Feng shui your car for a relaxing ride
Road rage may become a thing of the past if all drivers followed the latest advice from the Ford Motor Co. regarding ways to feng shui your car. “With the ever-increasing time that consumers spend in their vehicles,” the automaker says, “staying relaxed and focused can be beneficial while on the road.”
Feng shui refers to the “art of placement,” with the belief that organizing objects in a certain manner produces a more relaxed environment. The principles of feng shui suggest that your environment reflects aspects of your professional and personal lives.
Typically, the concept of feng shui is geared toward creating calming atmospheres in homes and offices. In fact, major companies – such as GE, Mercedes-Benz, Eli Lily and Honeywell – hire feng shui specialists to design their offices to boost productivity and reduce stress.
Some of these same principles may be used in your car. “Greater comfort equals better feng shui,” says Cathleen McCandless, a certified feng shui consultant whose clients include Mercedes-Benz.
Practical feng shui
Ford’s guidelines suggest imagining a life map – or “bagua,” as it’s formally known in the practice – on the top of your car. Each section of the car represents a different aspect of life, such as health, wealth, family and relationships.
While this may work at home, McCandless doesn’t agree with this map for your car.
“A grid on top of your car won’t work because it’s based on compass points,” she says. “Your car is in transit and the directions would constantly change.”
As a former scientist, McCandless takes a more practical approach to feng shui. She focuses on the calming effect of elements found in nature. Studies prove that human beings are instinctively soothed by images of nature, McCandless says.
“We, as a species, have lived in the natural world far longer than we’ve lived in manmade surroundings, so we are hard-wired to respond to the natural environment and the materials from it,” she says.
For example, when McCandless worked with Mercedes-Benz, she suggested the automaker add wood accents to the vehicle interior, including the steering wheel.
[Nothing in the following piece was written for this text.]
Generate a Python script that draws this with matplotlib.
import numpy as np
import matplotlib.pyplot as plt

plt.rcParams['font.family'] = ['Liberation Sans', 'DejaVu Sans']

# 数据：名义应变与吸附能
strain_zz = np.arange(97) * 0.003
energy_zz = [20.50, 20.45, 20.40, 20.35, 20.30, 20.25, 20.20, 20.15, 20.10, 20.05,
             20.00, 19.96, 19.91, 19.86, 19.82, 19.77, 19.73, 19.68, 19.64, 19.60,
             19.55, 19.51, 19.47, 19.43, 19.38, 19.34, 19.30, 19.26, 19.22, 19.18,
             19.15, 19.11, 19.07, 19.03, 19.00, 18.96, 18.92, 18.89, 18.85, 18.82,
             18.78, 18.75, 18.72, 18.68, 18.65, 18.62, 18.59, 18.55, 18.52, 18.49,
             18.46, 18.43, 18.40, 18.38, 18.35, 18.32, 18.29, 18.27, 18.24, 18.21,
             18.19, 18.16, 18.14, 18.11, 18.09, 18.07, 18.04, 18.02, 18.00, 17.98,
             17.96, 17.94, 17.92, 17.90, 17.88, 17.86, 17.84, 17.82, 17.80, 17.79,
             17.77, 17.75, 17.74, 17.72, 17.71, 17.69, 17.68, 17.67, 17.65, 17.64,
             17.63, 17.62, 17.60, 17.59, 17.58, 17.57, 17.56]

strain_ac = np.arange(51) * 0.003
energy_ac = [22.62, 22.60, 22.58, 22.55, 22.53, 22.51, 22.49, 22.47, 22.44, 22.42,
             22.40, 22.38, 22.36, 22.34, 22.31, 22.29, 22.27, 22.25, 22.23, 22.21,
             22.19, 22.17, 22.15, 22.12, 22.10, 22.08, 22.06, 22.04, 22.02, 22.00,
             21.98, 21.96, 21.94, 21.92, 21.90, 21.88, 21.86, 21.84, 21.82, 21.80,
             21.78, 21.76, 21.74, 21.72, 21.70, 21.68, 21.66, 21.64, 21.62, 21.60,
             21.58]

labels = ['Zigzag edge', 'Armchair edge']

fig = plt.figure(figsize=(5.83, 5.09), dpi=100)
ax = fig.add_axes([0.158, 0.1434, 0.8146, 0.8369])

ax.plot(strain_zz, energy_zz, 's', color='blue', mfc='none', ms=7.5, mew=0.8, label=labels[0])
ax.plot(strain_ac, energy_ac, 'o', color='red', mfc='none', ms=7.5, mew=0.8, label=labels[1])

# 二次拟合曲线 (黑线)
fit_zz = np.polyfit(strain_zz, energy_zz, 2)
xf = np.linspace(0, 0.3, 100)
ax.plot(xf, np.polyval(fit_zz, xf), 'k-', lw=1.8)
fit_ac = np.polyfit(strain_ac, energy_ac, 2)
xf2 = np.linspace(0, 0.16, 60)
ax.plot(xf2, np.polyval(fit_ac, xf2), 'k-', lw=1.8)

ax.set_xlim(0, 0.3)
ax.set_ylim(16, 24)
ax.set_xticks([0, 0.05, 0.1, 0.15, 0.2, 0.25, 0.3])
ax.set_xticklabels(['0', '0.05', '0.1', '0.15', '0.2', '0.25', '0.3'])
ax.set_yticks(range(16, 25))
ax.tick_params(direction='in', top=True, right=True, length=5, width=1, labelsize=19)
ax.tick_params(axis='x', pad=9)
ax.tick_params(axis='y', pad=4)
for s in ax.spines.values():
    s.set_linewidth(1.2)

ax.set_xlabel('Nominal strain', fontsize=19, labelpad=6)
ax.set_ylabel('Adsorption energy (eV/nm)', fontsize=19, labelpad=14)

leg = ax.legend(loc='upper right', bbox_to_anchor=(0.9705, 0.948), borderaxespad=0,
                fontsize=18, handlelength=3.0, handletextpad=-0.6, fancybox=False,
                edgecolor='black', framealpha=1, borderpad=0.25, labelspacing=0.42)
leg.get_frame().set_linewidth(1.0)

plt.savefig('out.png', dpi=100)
The brain positively perceives wood, since it’s from nature, McCandless says.
Part of feng shui includes eliminating stress as much as possible, McCandless says.
“When human safety and comfort needs are met in any space, including automobiles, people relax, enjoy themselves more and are more capable of paying attention to the task at hand — in this case, driving,” she says.
In addition to looking for a car with wood accents, other tips for good car feng shui include:
1. Keep up with repairs and maintenance. “Being safe reduces stress,” McCandless says.
2. Keep it clean inside and out. “The number one enemy in feng shui is clutter – no matter where you are,” Catherine Hilker, a Detroit feng shui consultant, says in a Ford news release.
3. Buy it in a color you love. “In feng shui, color is very important,” Hilker says. “Choose a car color that balances your personality. For example, fiery Type A individuals can choose a water element color like black to calm down — and perhaps avoid tickets.”
4. Make sure the seat is ergonomically correct and supports your lower back.
5. Play soothing music; avoid talk radio and heavy metal.
6. Don’t add artificial scents to the car. That can accentuate the unpleasant scent of the car’s manmade materials.
7. Repair any chipped or cracked windows.
Using a few feng shui principles – or any calming precautions at all – in your vehicle may help keep you on the good side of your insurer. Any tactic that reduces stress can control aggressive driving, which add points to your driving record and lead to higher auto insurance premiums.
The National Highway Traffic Safety Administration’s defines “aggressive driving” as a combination of moving violations that “endanger other persons or property” – such as speeding, tailgating and unsafe lane changes.
In addition to affecting your insurance, this dangerous behavior on the road can result in a car accident. If you are determined to be at fault, an accident can increase your car insurance rates by 10 percent to 20 percent, says Billy Van Jura, an insurance broker in New York.